Homer made a literary suggestion. "What about calling her after Prospero's daughter, in The Tempest? What was his daughter's name? Miranda."
"Oh, good for you. That's it. Miranda. Miranda Hand. I hope you like it, Tom, because that's what it's going to be. You do like it, don't you?"
"Oh, I do, I do."
Homer wanted to know what it had been like, getting Gwen to Emerson Hospital in the middle of the storm. Had they had any trouble?
"Oh, no trouble at all," said Tom. "You don't call driving seventy miles an hour in a hundred-mile-an-hour gale trouble? The only little mishap we had with the pickup, which was all that was running at the moment, was picking up some broken window glass and puncturing a tube. But we didn't even stop. We bumped all the way to the hospital and got here on three wheels and a bent rim."
"Say," said Homer, "that gives me a good idea. Why don't you call the baby Tube-blows Begonia? All these Morgan girls look like flowers.".
Mary felt dizzy and silly. "Flat-tirey will get you nowhere," she said.
"Oh, please don't make me laugh," said Gwen. "It hurts."
Homer pushed Mary down the hall and they looked in the window at the baby, which didn't look like anything much yet, and then they went back to Mary's room. Out of the window they could see the Sudbury River, glittering in the morning sun. Down below in the garden someone was tidying up, sawing a fallen aspen into small lengths of firewood.
"It was the worst hurricane around here since '38," said Homer. "Trees are down all over, especially the old diseased elms. There's a little foreign car wedged between the columns in front of the Middlesex Savings Bank, and a tree fell on the roof of the Rod and Gun Club. One good thing, though: you know that awful fake Colonial Woolworth false-front? It tore off and blew away, like a sail before the wind. It's probably over Connecticut by now." Homer looked up. There was someone standing shyly in the doorway. "Oh, Teddy, come on in. I guess we don't need to tell you how glad we are you came along."
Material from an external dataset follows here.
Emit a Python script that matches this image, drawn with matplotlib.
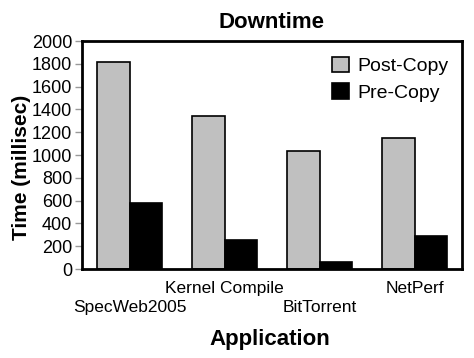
import numpy as np
import matplotlib.pyplot as plt

plt.rcParams['font.family'] = ['Liberation Sans', 'DejaVu Sans']

# data
apps = ['SpecWeb2005', 'Kernel Compile', 'BitTorrent', 'NetPerf']
post_copy = [1820, 1340, 1035, 1150]
pre_copy = [580, 255, 60, 288]

W, H = 474, 358
fig = plt.figure(figsize=(W / 100, H / 100), dpi=100)
ax = fig.add_axes([82 / W, 1 - 269 / H, 380 / W, 228 / H])

x = np.arange(len(apps))
w = 0.337
ax.bar(x - w / 2, post_copy, w, color='#c0c0c0', edgecolor='black', linewidth=1.2, label='Post-Copy')
ax.bar(x + w / 2, pre_copy, w, color='black', edgecolor='black', linewidth=1.2, label='Pre-Copy')

ax.set_xlim(-0.5, len(apps) - 0.5)
ax.set_ylim(0, 2000)
ax.set_yticks(range(0, 2001, 200))
ax.tick_params(axis='y', labelsize=13, length=5, width=1, color='#999999', pad=2)
ax.set_xticks(x)
ax.set_xticklabels([])
ax.tick_params(axis='x', length=0)
# staggered category labels (offsets in points, 72 pt = 100 px)
for i, name in enumerate(apps):
    dy = -27.5 if i % 2 == 0 else -14
    ax.annotate(name, (i, 0), xytext=(0, dy), textcoords='offset points',
                ha='center', va='center', fontsize=12.5, annotation_clip=False)

for s in ax.spines.values():
    s.set_linewidth(2)

fig.text(271 / W, 1 - 23 / H, 'Downtime', fontsize=16, fontweight='bold',
         ha='center', va='center')
fig.text(22 / W, 1 - 167 / H, 'Time (millisec)', fontsize=15, fontweight='bold',
         ha='center', va='center', rotation=90)
fig.text(270 / W, 1 - 340 / H, 'Application', fontsize=16, fontweight='bold',
         ha='center', va='center')

leg = ax.legend(loc='upper right', frameon=False, fontsize=14, handlelength=0.85,
                handleheight=0.85, handletextpad=0.45, labelspacing=0.4,
                borderaxespad=0.3, bbox_to_anchor=(1.0, 0.99))

fig.savefig('out.png', dpi=100)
There was a big bunch of ugly-looking flowers in Teddy's arms. Mary smiled at him and reached out her hand. "Teddy, you look wonderful. Where have you been? Are you going to try to tell us you didn't know everyone was looking for you?"
"I sure am. Homer told me the police were after me. But I guess the only way I'd have heard about it was if they'd written it in the sky over Moosehead Lake. I've been down in Maine."